Nous avons retiré les deux premières pierres amont de l’arche numéro 1 côté Mesnil afin de savoir ce qu’il y avait en dessous. Nous avons constaté que sous les pierres retournées adhérait légèrement une sorte de mortier de consistance assez grasse. Cela ressemblait à de l’argile verdâtre mélangée de sable. Puis nous avons enfoncé une barre à mine qui a rencontré une couche plutôt compacte, difficile à entamer. Dans les premiers centimètres, la barre à mine, agitée pour faciliter sa pénétration, a provoqué le dégagement d’un trouble blanchâtre. Celui-ci pourrait correspondre à une sorte de mortier de chaux décomposé. Cela nous amène à considérer la présence probable d’un radier sous-jacent, constitué de chaux vive pour asseoir les pierres d’assise. Cette couche, observée sur une épaisseur d’environ trente centimètres, est constituée de petits rognons de silex à cortex plutôt foncé. Leur volume se situe dans celui du cailloutis. Cette recherche semble nous indiquer qu’il n’y avait pas de gros moellons sous la première assise de piles.

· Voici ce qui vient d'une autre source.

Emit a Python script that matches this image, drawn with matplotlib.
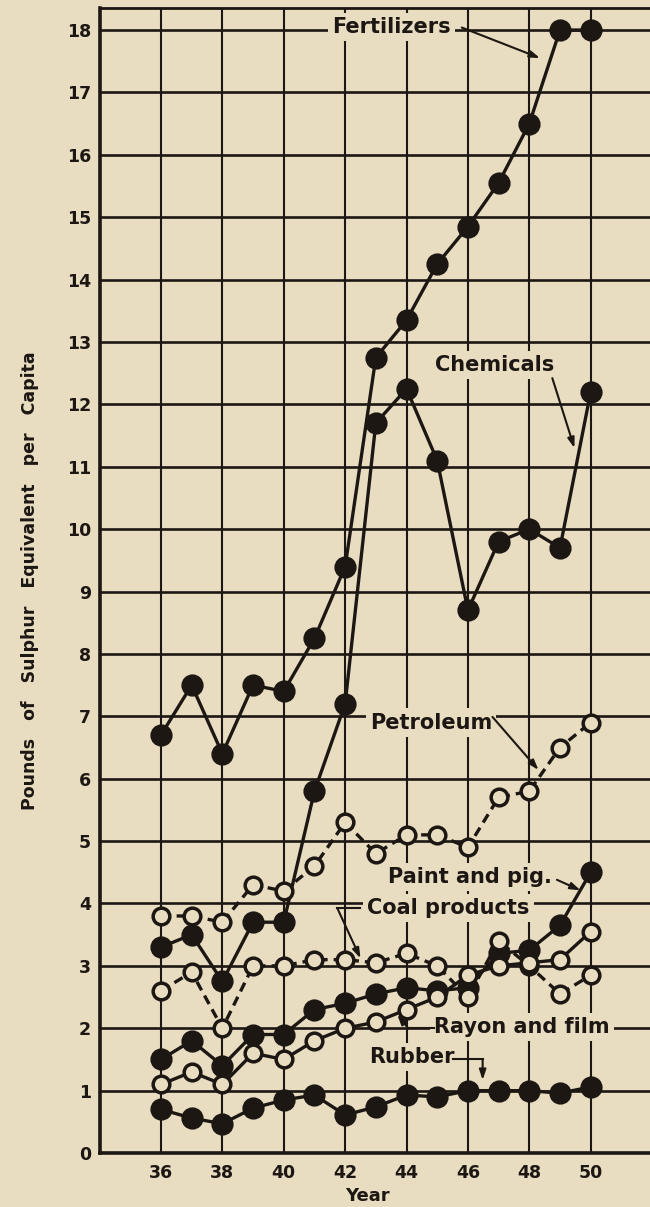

Le pont devait mesurer une soixantaine de mètres de longueur aux vues des résultats. Son orientation est difficile à déterminer. Il faudrait dégager d’autres piles. Les dimensions de ce pont tendent à indiquer qu’il a été réalisé alors qu’il n’y avait encore qu’un cours unique de la rivière. Le deuxième cours, se situant plus près du bourg, a été creusé afin d’alimenter en eau différents moulins.

Problèmes non résolus :

Aucun élément décisif, ou vestiges mobiliers, n’ont pu permettre de dater le site. Toutefois, le manque de symétrie de certaines arches peut indiquer une construction médiévale, mais cette dissymétrie a pu être également entraînée lors de la construction du pont moderne en béton par quelque engin de construction.

Il serait intéressant de poursuivre les sondages afin de retrouver d’autres piles et de savoir pourquoi la pile numéro 4 est si large ; était-ce le milieu du pont ? De nouveaux sondages permettraient aussi de connaître les dimensions exactes du pont et peut-être de trouver des éléments nouveaux permettant d’attribuer une période à la construction du pont.